As they were led to cells a lone protester was bundled by police from the public gallery after he repeatedly shouted 'Long live Kurdistan'.
Judge Ann Goddard told the three men that she was not sentencing them for any political beliefs they may hold. 'What I am concerned with is petrol bomb attacks on the streets of London,' she said. 'There are no legitimate targets for such attacks - endangering life is more important than damaging property and the intention to do so is even worse.'
Earlier, David Paget, for the prosecution, said that after their arrest all three were found to have literature 'indicating either interest in or sympathy with a Kurdistan separatist organisation (the Kurdistan Workers Party or PKK)'. But he added that there was no evidence on which the Crown could say that the organisation had been behind the attacks.

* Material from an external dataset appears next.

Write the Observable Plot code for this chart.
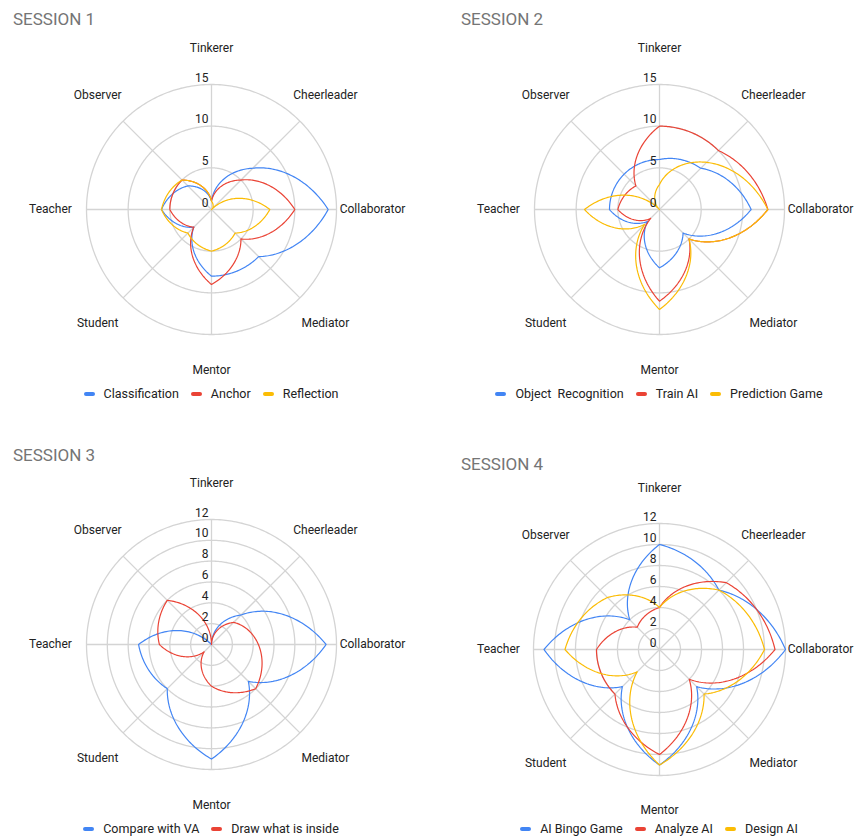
<!DOCTYPE html>
<html>
<head>
<meta charset="utf-8">
<script src="https://cdn.jsdelivr.net/npm/d3@7"></script>
<script src="https://cdn.jsdelivr.net/npm/@observablehq/plot@0.6"></script>
<style>
  html, body { margin: 0; padding: 0; background: #fff; overflow: hidden; }
  #root { position: relative; width: 855px; height: 838px; overflow: hidden; font-family: Roboto, "Noto Sans", sans-serif; }
  .title { position: absolute; font-size: 17px; line-height: 17px; color: #757575; white-space: nowrap; }
  .legend { position: absolute; width: 440px; display: flex; justify-content: center; align-items: center;
            font-size: 12.5px; line-height: 16px; color: #222; white-space: pre; }
  .legend .item { display: flex; align-items: center; margin: 0 6px; }
  .legend .sw { width: 11px; height: 4px; border-radius: 2px; margin-right: 9px; }
  .panel { position: absolute; width: 427px; height: 420px; }
  .panel svg { max-width: none !important; }
</style>
</head>
<body>
<div id="root"></div>
<script>
// ---------- data ----------
const categories = ["Tinkerer", "Cheerleader", "Collaborator", "Mediator", "Mentor", "Student", "Teacher", "Observer"];

const ticks15 = [0, 5, 10, 15];
const ticks12 = [0, 2, 4, 6, 8, 10, 12];

// Session 1
const s1Names = ["Classification", "Anchor", "Reflection"];
const s1Classification = [1, 7, 14, 8, 8, 3, 6, 4];
const s1Anchor         = [1, 5, 10, 5, 9, 3, 5, 5];
const s1Reflection     = [1, 0, 7, 4, 5, 4, 6, 5];

// Session 2
const s2Names = ["Object  Recognition", "Train AI", "Prediction Game"];
const s2ObjectRecognition = [6, 7, 11, 4, 7, 2, 6, 6];
const s2TrainAI           = [10, 10, 13, 5, 11, 1.5, 5, 4];
const s2PredictionGame    = [3, 8, 13, 5, 12, 2.5, 9, 0];

// Session 3
const s3Names = ["Compare with VA", "Draw what is inside"];
const s3CompareVA   = [0, 4, 11, 5, 11, 6, 7, 0];
const s3DrawInside  = [0, 3, 4.5, 6, 4, 1, 5, 6];

// Session 4
const s4Names = ["AI Bingo Game", "Analyze AI", "Design AI"];
const s4AIBingo   = [10, 8, 12, 5, 11, 5, 11, 4];
const s4AnalyzeAI = [4, 9, 11, 4, 10, 6, 6, 3];
const s4DesignAI  = [4, 8, 10, 6, 11, 3, 9, 7];

const palette = ["#4285F4", "#EA4335", "#FBBC04"];

// ---------- helpers ----------
const n = categories.length;
const angScreen = i => -Math.PI / 2 + i * 2 * Math.PI / n;   // screen angle (y down)
const ux = i => Math.cos(angScreen(i));
const uy = i => -Math.sin(angScreen(i));                      // y scale points up

// curve that interpolates linearly in polar coordinates (angle, radius) around the chart centre
function polarCurve(cx, cy) {
  return function (context) {
    let pts = [];
    return {
      areaStart() {}, areaEnd() {},
      lineStart() { pts = []; },
      point(x, y) { pts.push([+x, +y]); },
      lineEnd() {
        const m = pts.length;
        if (!m) return;
        const step = 2 * Math.PI / m;
        const rs = pts.map(([x, y]) => Math.hypot(x - cx, y - cy));
        const a = t => -Math.PI / 2 + t * step;
        const K = 48;
        context.moveTo(cx + rs[0] * Math.cos(a(0)), cy + rs[0] * Math.sin(a(0)));
        for (let i = 0; i < m; i++) {
          const r0 = rs[i], r1 = rs[(i + 1) % m];
          for (let k = 1; k <= K; k++) {
            const t = k / K, r = r0 + (r1 - r0) * t, an = a(i + t);
            context.lineTo(cx + r * Math.cos(an), cy + r * Math.sin(an));
          }
        }
        context.closePath();
      }
    };
  };
}

const root = document.getElementById("root");
const W = 427, H = 420, LCX = 213, LCY = 210;

function radar({title, titleX, titleBase, cx, cy, R, max, ticks, names, values, legendY}) {
  const rows = [];
  names.forEach((name, s) => values[s].forEach((v, i) => rows.push({series: name, i, v})));
  const rings = [];
  ticks.filter(t => t > 0).forEach(t => categories.forEach((c, i) => rings.push({t, i})));
  const labelR = 161 / R;
  const curve = polarCurve(LCX, LCY);

  const plot = Plot.plot({
    width: W, height: H,
    marginTop: 0, marginBottom: 0, marginLeft: 0, marginRight: 0,
    x: {domain: [-1, 1], range: [LCX - R, LCX + R], axis: null},
    y: {domain: [-1, 1], range: [LCY + R, LCY - R], axis: null},
    color: {domain: names, range: palette.slice(0, names.length)},
    style: {background: "transparent", overflow: "visible", maxWidth: "none", fontFamily: "Roboto, 'Noto Sans', sans-serif"},
    marks: [
      Plot.line(rings, {x: d => d.t / max * ux(d.i), y: d => d.t / max * uy(d.i), z: "t",
        stroke: "#d4d4d4", strokeWidth: 1.3, curve}),
      Plot.link(categories, {x1: () => 0, y1: () => 0, x2: (d, i) => ux(i), y2: (d, i) => uy(i),
        stroke: "#d4d4d4", strokeWidth: 1.3}),
      Plot.line(rows, {x: d => d.v / max * ux(d.i), y: d => d.v / max * uy(d.i), z: "series",
        stroke: "series", strokeWidth: 1.2, curve}),
      Plot.text(ticks, {x: () => 0, y: d => d / max, text: d => String(d), textAnchor: "end",
        lineAnchor: "bottom", dx: -3, dy: -3, fontSize: 12, fill: "#222"}),
      Plot.text(categories, {x: (d, i) => labelR * ux(i), y: (d, i) => labelR * uy(i), text: d => d,
        fontSize: 12, fill: "#222", lineAnchor: "middle"})
    ]
  });
  plot.style.maxWidth = "none";
  plot.setAttribute("width", W);
  plot.setAttribute("height", H);
  plot.style.width = W + "px";
  plot.style.height = H + "px";
  const wrap = document.createElement("div");
  wrap.className = "panel";
  wrap.style.left = (cx - LCX) + "px";
  wrap.style.top = (cy - LCY) + "px";
  wrap.appendChild(plot);
  root.appendChild(wrap);

  const t = document.createElement("div");
  t.className = "title";
  t.textContent = title;
  t.style.left = titleX + "px";
  t.style.top = (titleBase - 14.3) + "px";
  root.appendChild(t);

  const lg = document.createElement("div");
  lg.className = "legend";
  lg.style.left = (cx - 220) + "px";
  lg.style.top = (legendY - 8) + "px";
  names.forEach((name, s) => {
    const it = document.createElement("div");
    it.className = "item";
    const sw = document.createElement("span");
    sw.className = "sw";
    sw.style.background = palette[s];
    const tx = document.createElement("span");
    tx.textContent = name;
    it.appendChild(sw); it.appendChild(tx);
    lg.appendChild(it);
  });
  root.appendChild(lg);
}

radar({title: "SESSION 1", titleX: 13, titleBase: 25, cx: 211, cy: 209, R: 125, max: 15, ticks: ticks15,
  names: s1Names, values: [s1Classification, s1Anchor, s1Reflection], legendY: 394});
radar({title: "SESSION 2", titleX: 461, titleBase: 25, cx: 659, cy: 209, R: 125, max: 15, ticks: ticks15,
  names: s2Names, values: [s2ObjectRecognition, s2TrainAI, s2PredictionGame], legendY: 394});
radar({title: "SESSION 3", titleX: 13, titleBase: 461, cx: 211, cy: 644, R: 125, max: 12, ticks: ticks12,
  names: s3Names, values: [s3CompareVA, s3DrawInside], legendY: 829});
radar({title: "SESSION 4", titleX: 461, titleBase: 470, cx: 659, cy: 649, R: 126, max: 12, ticks: ticks12,
  names: s4Names, values: [s4AIBingo, s4AnalyzeAI, s4DesignAI], legendY: 829});
</script>
</body>
</html>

The terrorists had all sought asylum in Britain but in sentencing them the judge recommended that they eventually be deported.
The three were involved in firebombings aimed at two Turkish banks in the City of London on 4 November last year - the same day as a wave of attacks against Turkish offices across Europe. A woman was injured in one of the attacks. Also on that day, Kurdish protesters targeted the Turkish Islamic Centre in Stoke Newington, the Turkish Airlines office in the West End of London and the Turkish Embassy in Belgrave Square.
Mr Paget said it would seem that the London attacks were brought about by 'Kurd resentment at what the Turks are doing, or allegedly doing, to the Kurds in Turkey'.
Meanwhile, last night police were investigating the possibility that the PKK or another group, Dev Sol, were behind the early morning attack on the north London newspaper office.